Helmand has already been lost once in 2001 and will likely be again. This has happened because President Barack Obama recognised in his White House campaign that had he urged the winding-down and withdrawal of forces from both Iraq and Afghanistan, media pressures from the right wing would have damned him as a hater of the United States flag, unpatriotic and a typical northern liberal, something which the American right wing has made a term of abuse since JFK. He would have lost the election.

So he trod softly, playing up to gung-ho passions by stating that US forces would go into the caves of Tora Bora to seize Osama Bin Laden and adopting the populist bellicose language of the so-called ‘surge’ which under superficial analysis is believed to have succeeded in Iraq.

As part of a series of trade-offs over the economy and the environment, Gordon Brown is anxious to buttress Obama within the USA, to help enable him to be the internationalist figure he wants him to be.

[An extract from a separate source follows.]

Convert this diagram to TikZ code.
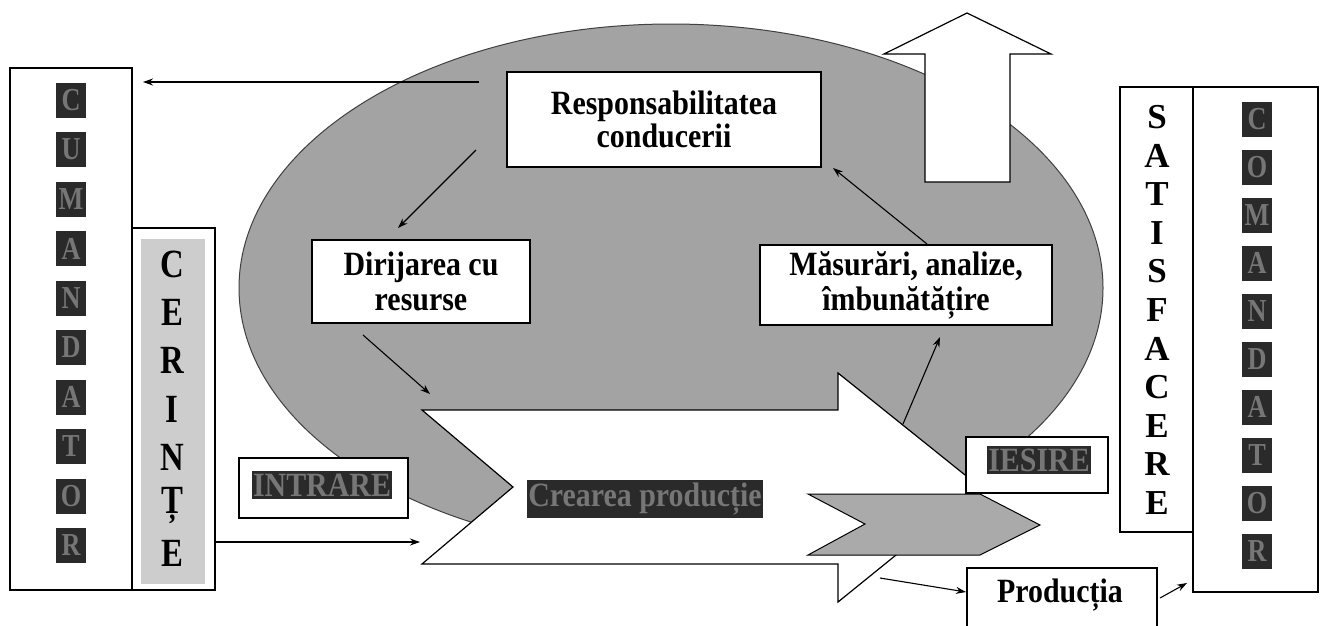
\documentclass[tikz,border=0pt]{standalone}
\usepackage{fontspec}
\setmainfont{Liberation Serif}
\newfontfamily\condfont[FakeStretch=0.88]{Liberation Serif}
\newfontfamily\narrowfont[FakeStretch=0.82]{Liberation Serif}
\usetikzlibrary{arrows.meta,calc}
\definecolor{ellgray}{RGB}{163,163,163}
\definecolor{chevgray}{RGB}{170,170,170}
\definecolor{stripgray}{RGB}{205,205,205}
\definecolor{darklab}{RGB}{42,42,42}
\definecolor{darktxt}{RGB}{118,118,118}
\begin{document}
\begin{tikzpicture}[x=1pt,y=-1pt,
  box/.style={draw=black, line width=1.2pt, fill=white, inner sep=0pt},
  boxtxt/.style={font=\condfont\fontsize{34}{34}\selectfont\bfseries, align=center},
  darklabel/.style={fill=darklab, text=darktxt, font=\condfont\fontsize{34}{34}\selectfont\bfseries, inner xsep=1pt, inner ysep=2.5pt},
  sq/.style={fill=darklab, text=darktxt, minimum width=30pt, minimum height=35pt, inner sep=0pt, font=\narrowfont\fontsize{32}{32}\selectfont\bfseries},
  bigletter/.style={font=\fontsize{35}{35}\selectfont\bfseries, inner sep=0pt},
  cerletter/.style={font=\narrowfont\fontsize{40}{40}\selectfont\bfseries, inner sep=0pt},
  conn/.style={-{Stealth[length=10pt,width=7pt]}, line width=1.1pt},
  shape outline/.style={draw=black, line width=1.2pt}
]
\useasboundingbox (0,0) rectangle (1323,625);
\fill[white] (0,0) rectangle (1323,625);

% big ellipse
\fill[ellgray, draw=black!75, line width=1pt] (671,288) ellipse [x radius=432, y radius=264];

% upward block arrow
\draw[shape outline, fill=white] (925,182) -- (925,54) -- (884,54) -- (967,13) -- (1051,54) -- (1010,54) -- (1010,182) -- cycle;

% big process arrow
\draw[shape outline, fill=white] (422,410) -- (838,410) -- (838,373) -- (980,487) -- (838,602) -- (838,564) -- (422,564) -- (513,487) -- cycle;

% gray chevron
\draw[shape outline, line width=1pt, fill=chevgray] (808,494) -- (980,494) -- (1040,525) -- (980,555) -- (808,555) -- (865,524) -- cycle;

% left column boxes
\node[box, minimum width=122pt, minimum height=522pt] (lbox) at (71,329) {};
\node[box, minimum width=83pt, minimum height=362pt] (cer) at (173.5,409) {};
\node[fill=stripgray, minimum width=64pt, minimum height=345pt, inner sep=0pt] (strip) at (173,411.5) {};

% right column boxes
\node[box, minimum width=73pt, minimum height=445pt] (sat) at (1156.5,309.5) {};
\node[box, minimum width=125pt, minimum height=505pt] (rbox) at (1255.5,339.5) {};

% left letters
\foreach \l [count=\i from 0] in {C,U,M,A,N,D,A,T,O,R}
  \node[sq] (ll\i) at (71,{100+49.5*\i}) {\l};
% right letters
\foreach \l [count=\i from 0] in {C,O,M,A,N,D,A,T,O,R}
  \node[sq] (rl\i) at (1257,{119+48*\i}) {\l};
% CERINTE
\foreach \l [count=\i from 0] in {C,E,R,I,N,Ț,E}
  \node[cerletter] (cl\i) at (172,{264+48.3*\i}) {\l};
% SATISFACERE
\foreach \l [count=\i from 0] in {S,A,T,I,S,F,A,C,E,R,E}
  \node[bigletter] (sl\i) at (1157,{117+38.6*\i}) {\l};

% main boxes
\node[box, boxtxt, minimum width=314pt, minimum height=95pt] (resp) at (664,119.5) {Responsabilitatea\\[-1pt]conducerii};
\node[box, boxtxt, minimum width=218pt, minimum height=83pt] (dir) at (421,281.5) {Dirijarea cu\\[1pt]resurse};
\node[box, boxtxt, minimum width=292pt, minimum height=80pt] (mas) at (906,285) {Măsurări, analize,\\[1pt]îmbunătățire};

% INTRARE / IESIRE / Productia
\node[box, minimum width=169pt, minimum height=60pt] (intr) at (323.5,488) {};
\node[darklabel] (intrl) at (322,485) {INTRARE};
\node[box, minimum width=142pt, minimum height=56pt] (ies) at (1037,465) {};
\node[darklabel] (iesl) at (1039,460) {IESIRE};
\node[darklabel] (crel) at (645,499) {Crearea producție};
\node[box, minimum width=190pt, minimum height=92pt] (prod) at (1062,614) {};
\node[boxtxt, inner sep=0pt] (prodt) at (1060,595) {Producția};

% connector end points
\coordinate (respout) at (479,82);
\coordinate (lin) at (143,82);
\coordinate (rdA) at (476,150);
\coordinate (rdB) at (398,228);
\coordinate (mrA) at (927,244);
\coordinate (mrB) at (833,168);
\coordinate (daA) at (363,335);
\coordinate (daB) at (430,394);
\coordinate (amA) at (903,424);
\coordinate (amB) at (940,337);
\coordinate (ciA) at (215,542);
\coordinate (ciB) at (420,542);
\coordinate (apA) at (880,578);
\coordinate (apB) at (966,592);
\coordinate (prA) at (1160,598);
\coordinate (prB) at (1187,583);

% connectors
\draw[conn] (respout) -- (lin);
\draw[conn] (rdA) -- (rdB);
\draw[conn] (mrA) -- (mrB);
\draw[conn] (daA) -- (daB);
\draw[conn] (amA) -- (amB);
\draw[conn] (ciA) -- (ciB);
\draw[conn] (apA) -- (apB);
\draw[conn] (prA) -- (prB);
\end{tikzpicture}
\end{document}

So, as always, it’s the soldiers who pay the piper for politicians who, as the trumpets play the Last Post, have suddenly qualified their support of the war and emerged from their foxholes to attempt to score points with the blood of young men.

Meanwhile, the Little Englander Tories who so cynically abandoned our warriors after the Falklands War are playing their old chestnut of ‘inadequate equipment’, so that they might better wrap themselves in the Union Jack.

Bill Haymes
Norfolk Street,
Coventry.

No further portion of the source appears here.